If you prefer high fives to tears of sweat, NYRR just might be fore you.

New York Road Runners Association
Cult factor:
Your grandma’s insistence that you go with her to church every now and then
Cost: $40 annual membership, race & group training fees vary

Here’s the nice thing about running: it’s free and completely adaptable to your own schedule. If you want the Lycra and the water-bottle belts and other dork gear, of course it’ll cost you, but it’s nice to remember that all you really need to get started is to put on some sneakers and step outside. Hey, Bobbi Gibb was wearing a one-piece swimsuit and Bermuda shorts when she became the first woman to ever complete the Boston Marathon. The NYRR is a supportive community with a nice little non-confrontational Facebook group. It does tend to be mostly soft spoken, Park Slope Urban Professional types who are almost suspiciously nice, but it’s truly one of the least cult-y workout scenes I’ve experienced.

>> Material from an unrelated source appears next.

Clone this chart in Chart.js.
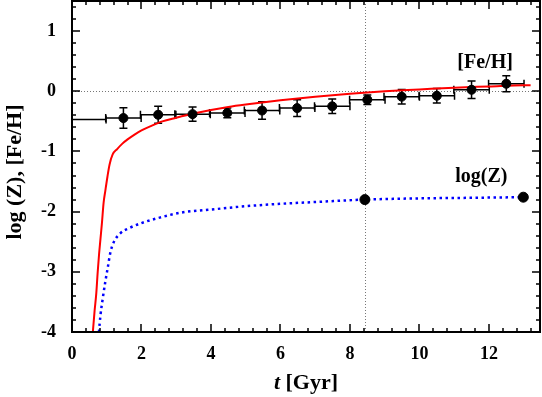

You can find a group to run with, take classes or sign up for some races. Meeting up with these folks is like hanging with a bunch of Quakers. You keep waiting for things to get religious and anxiety-inducing, but it never happens. There’s no ‘tude or manufactured sense of competition; like your high school history club, they’re just happy when literally anybody shows up and acts interested.

Alternative to all of the above, don’t pick a cult at all. Just keep this post in your browser tabs and open it occasionally throughout the summer, vaguely imagining all the exercise you’ll do after you finish this season of Monk.